پديد آورندگان :
پورمحمدعلي، بهروز دانشگاه شهركرد - گروه علوم خاك , صالحي، محمدحسن دانشگاه شهركرد - گروه علوم خاك , حسيني فرد، جواد مؤسسه تحقيقات علوم باغباني، سازمان تحقيقات، آموزش و ترويج كشاورزي - پژوهشكده پسته , شيراني، حسين دانشگاه وليعصر رفسنجان - گروه علوم خاك , اسفنديارپور بروجني، عيسي دانشگاه وليعصر رفسنجان - گروه علوم خاك
چكيده لاتين :
Introduction In recent decades, due to a significant increase of pistachio cultivation and uncontrolled exploitation of groundwater resources as well as reducing rainfall precipitation, groundwater level has dropped and the quantity and the quality of water has also been reduced. Therefore, agricultural producers, researchers and policy makers need to pay more attention to appropriate land management as an important strategy to achieve greater yield per unit area and optimal use of soil and water resources. Crop yield prediction regarding its temporal and spatial variations has an important role in developing proper management programs. However, few studies have been carried out in relation to pistachio yield prediction using an acceptable range of features on regional scale. In the present study, pistachio yield modeling was performed by multivariate linear regression and artificial neural networkbased on soil, water and management features.
Materials and Methods 129 orchard plots in different areas of Rafsanjan and Anar were identified and selected. The study area is located between 54° 56′ and 56° 41′ E, 29° 54′ and 31° 13′ N. Soil sampling, was performed from the areas under pistachio canopy and three soil depths of 0 to 40, 40 to 80 and 80 to 120 cm in each plot, fully expanded sub-terminal leaflets were randomly collected from non-fruiting branches, during the late July through August. Irrigation water of all orchards was also sampled. Moreover, for each orchard, a questionnaire was prepared to collect management and yield data. Soil quality indicators including particle size distribution, pH in saturated soil paste, electrical conductivity of saturated extract, soluble sodium, soluble calcium, soluble magnesium, available phosphorus and available potassium were determined for soil samples. The concentrations of phosphorus, potassium, iron, zinc, copper, manganese, calcium and magnesium in leaf samples and electrical conductivity in water samples, were also calculated.

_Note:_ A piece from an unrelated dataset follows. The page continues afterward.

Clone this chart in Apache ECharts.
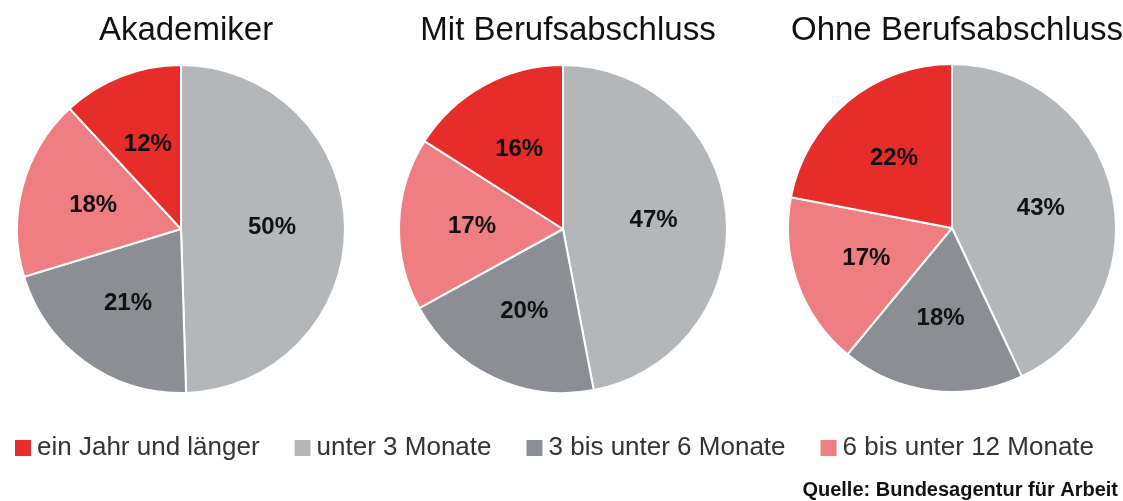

Finally, a dependent variable (pistachio yield) and 50 independent variables including soil, water and plant characteristics were used for modeling. For this purpose, stepwise multiple linear regression and artificial neural network technique were applied. Then, the study area was divided into 4 parts with the highest pistachio orchards densities and regression models were run for each part, separately. The ability of models to yield prediction was evaluated using the root mean square error (RMSE), relative root mean square error (% RMSE), adjusted coefficient of determination (adj - R2) and Durbin - Watson statistic (D – W).
Results and Discussion The average of yield in the study area is about 1,700 kilograms per hectare. Results indicated that multiple linear regression could explain only 26 percent of the pistachio yield variation, but its accuracy increased when data became more homogeneous via dividing the study area into four parts. The model adjusted-R2 for Noogh, Anar, eastern suburbs and western suburbs orchards rose to about 92.4, 81.5, 95 and 53.6 percent, respectively. In all regression models except the model of western suburbs, at least one of the characteristics associated with irrigation water was significant. Artificial neural network with 9 neurons in a hidden layer, Tangent - sigmoid activation function and Levenberg - Marquardt training function, has a 98.3 percent accuracy in predicting pistachio yield in the study area (% RMSE = 13.8).
Conclusion Multivariate linear regression model did not accurately predict the pistachio yield for the whole of study area whereas increasing data homogeneity and decreasing sources of variations, reduced complexity of relationships between features which resulted in increasing of the efficiency of linear regression to modeling these relationships. These models were highly sensitive to irrigation water features. Therefore, special attention should be paid to modern irrigation techniques and proper management approaches in order to enhance water efficiency. Overall, artificial neural network had greater accuracy compared to multivariate linear regression for pistachio yield modeling. This indicates the existence of non-linear and complex relationships between pistachio yield and the factors affecting yield and also the necessity of using modern and robust data mining tools for crop yield estimating. It seems that artificial intelligence techniques can be used as an efficient tool for developing proper management programs.